Point #4 – La Fed ne change pas de stratégie monétaire
Lors de sa réunion de juillet, la banque centrale américaine n’a pas modifié son taux de référence. Le seul point à noter dans le communiqué est que les risques pesant sur l’économie paraissent moins marqués à court terme.
La Fed ne donne pas le sentiment de vouloir créer une rupture dans sa stratégie monétaire. En d’autres termes, il n’y aura pas de hausses de taux rapides et récurrentes. (voir ici)
Point #5 – Robuste rapport sur l’emploi américain en juillet.

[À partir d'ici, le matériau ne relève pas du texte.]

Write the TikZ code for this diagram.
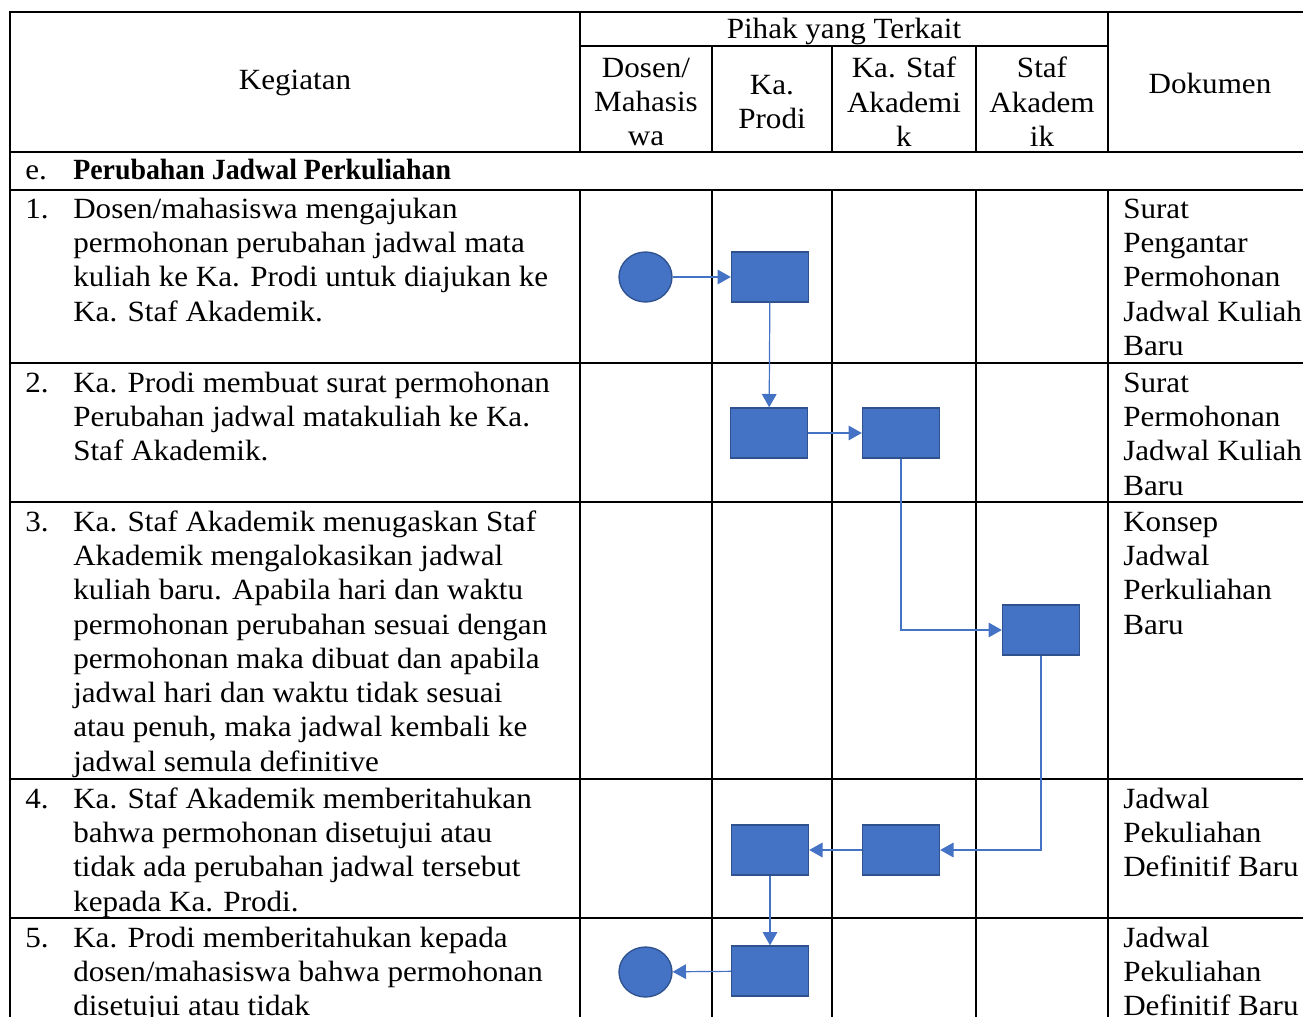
\documentclass[tikz,border=0pt]{standalone}
\usepackage{fontspec}
\setmainfont[FakeStretch=1.06,BoldFeatures={FakeStretch=0.95}]{Liberation Serif}
\usepackage{xcolor}
\usepackage{tikz}
\usetikzlibrary{arrows.meta,shapes.geometric}

\definecolor{boxblue}{HTML}{4472C4}
\definecolor{boxedge}{HTML}{2F528F}

\begin{document}
\begin{tikzpicture}[x=0.75pt,y=-0.75pt,
  grid/.style={line width=1.3pt},
  proc/.style={draw=boxedge,fill=boxblue,line width=1pt,inner sep=0pt,
    minimum width=57.75pt,minimum height=37.5pt},
  term/.style={ellipse,draw=boxedge,fill=boxblue,line width=1pt,inner sep=0pt,
    minimum width=39.75pt,minimum height=37.5pt},
  flow/.style={draw=boxblue,line width=0.9pt,-{Triangle[length=10pt,width=11pt]}},
  txt/.style={anchor=north west,align=left,inner sep=0pt,
    font=\fontsize{22}{25.7}\selectfont},
  head/.style={align=center,inner sep=0pt,
    font=\fontsize{22}{25.8}\selectfont}]
  \useasboundingbox (0,0) rectangle (1303,1017);

  % table rules
  \draw[grid] (10,1017) -- (10,12) -- (1303,12);
  \draw[grid] (580,46) -- (1108,46);
  \foreach \y in {152,190,363,502,779,918}
    \draw[grid] (10,\y) -- (1303,\y);
  \foreach \x in {580,1108}
    \draw[grid] (\x,12) -- (\x,152);
  \foreach \x in {712,832,976}
    \draw[grid] (\x,46) -- (\x,152);
  \foreach \x in {580,712,832,976,1108}
    \draw[grid] (\x,190) -- (\x,1017);

  % header
  \node[head] (kegiatan) at (295,83) {Kegiatan};
  \node[head] (pihak) at (844,31) {Pihak yang Terkait};
  \node[head] (dosen) at (646,102) {Dosen/\\Mahasis\\wa};
  \node[head] (kaprodi) at (772,102) {Ka.\\Prodi};
  \node[head] (kastaf) at (904,102) {Ka. Staf\\Akademi\\k};
  \node[head] (staf) at (1042,102) {Staf\\Akadem\\ik};
  \node[head] (dokumen) at (1210,83) {Dokumen};

  % section
  \node[txt] (sec) at (25,155) {\strut e.};
  \node[txt,font=\fontsize{22}{25.7}\selectfont\bfseries] (sectitle) at (73,155)
    {\strut Perubahan Jadwal Perkuliahan};

  % kegiatan rows
  \node[txt] (n1) at (25,194) {\strut 1.};
  \node[txt] (k1) at (73,194) {\strut Dosen/mahasiswa mengajukan\\permohonan perubahan jadwal mata\\kuliah ke Ka. Prodi untuk diajukan ke\\Ka. Staf Akademik.};
  \node[txt] (n2) at (25,368) {\strut 2.};
  \node[txt] (k2) at (73,368) {\strut Ka. Prodi membuat surat permohonan\\Perubahan jadwal matakuliah ke Ka.\\Staf Akademik.};
  \node[txt] (n3) at (25,507) {\strut 3.};
  \node[txt] (k3) at (73,507) {\strut Ka. Staf Akademik menugaskan Staf\\Akademik mengalokasikan jadwal\\kuliah baru. Apabila hari dan waktu\\permohonan perubahan sesuai dengan\\permohonan maka dibuat dan apabila\\jadwal hari dan waktu tidak sesuai\\atau penuh, maka jadwal kembali ke\\jadwal semula definitive};
  \node[txt] (n4) at (25,784) {\strut 4.};
  \node[txt] (k4) at (73,784) {\strut Ka. Staf Akademik memberitahukan\\bahwa permohonan disetujui atau\\tidak ada perubahan jadwal tersebut\\kepada Ka. Prodi.};
  \node[txt] (n5) at (25,923) {\strut 5.};
  \node[txt] (k5) at (73,923) {\strut Ka. Prodi memberitahukan kepada\\dosen/mahasiswa bahwa permohonan\\disetujui atau tidak};

  % dokumen
  \node[txt] (d1) at (1123,194) {\strut Surat\\Pengantar\\Permohonan\\Jadwal Kuliah\\Baru};
  \node[txt] (d2) at (1123,368) {\strut Surat\\Permohonan\\Jadwal Kuliah\\Baru};
  \node[txt] (d3) at (1123,507) {\strut Konsep\\Jadwal\\Perkuliahan\\Baru};
  \node[txt] (d4) at (1123,784) {\strut Jadwal\\Pekuliahan\\Definitif Baru};
  \node[txt] (d5) at (1123,923) {\strut Jadwal\\Pekuliahan\\Definitif Baru};

  % flow shapes
  \node[term] (start) at (645.5,277) {};
  \node[proc] (p1) at (770,277) {};
  \node[proc] (p2) at (769,433) {};
  \node[proc] (p3) at (901,433) {};
  \node[proc] (p4) at (1041,630) {};
  \node[proc] (p5) at (901,850) {};
  \node[proc] (p6) at (770,850) {};
  \node[proc] (p7) at (770,971) {};
  \node[term] (stop) at (645.5,972) {};

  % connectors
  \draw[flow] (start) -- (p1);
  \draw[flow] (p1) -- (p2);
  \draw[flow] (p2) -- (p3);
  \draw[flow] (p3.south) |- (p4.west);
  \draw[flow] (p4.south) |- (p5.east);
  \draw[flow] (p5) -- (p6);
  \draw[flow] (p6) -- (p7);
  \draw[flow] (p7) -- (stop);
\end{tikzpicture}
\end{document}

L’emploi a augmenté de 255 000 en juillet après 292 000 en juin. Depuis le début de l’année ce sont 186 000 emplois qui sont créés en moyenne. L’an dernier sur la même période (7 premiers mois de l’année, ce sont 228 000 emplois qui étaient créés chaque mois. Le ralentissement est significatif comme le montre le graphe.
La comparaison mois par mois reste néanmoins très favorable lorsque l’on regarde les deux derniers mois disponibles. Le point intéressant à souligner est l’accélération de l’emploi dans le secteur des services aux entreprises. Cela montre que l’économie tourne bien.
Néanmoins le taux d’emploi ne s’accélère pas malgré cette double hausse rapide de juin et de juillet. Il n’y a pas non plus de pressions salariales excessives, même si la hausse annuelle se cale désormais autour de 2.5% contre 2% jusqu’en 2015, et le travail à temps partiel ne s’est pas réduit en juillet.
Ces chiffres, au regard aussi de ceux de la croissance, ne plaident pas pour un changement de stratégie de la Fed.
Point #6 – Le Japon relance
La Banque du Japon étant arrivé au bout de sa logique, c’est le gouvernement qui prend la relève avec un large plan de relance dont le montant total devrait être de l’ordre de 5.6% du PIB. Cependant, cela sera réparti sur de nombreuses années. On y verra plus clair en septembre avec les discussions budgétaires lors d’une session extraordinaire du parlement sur ces questions afin d’être efficace dès la fin de l’année.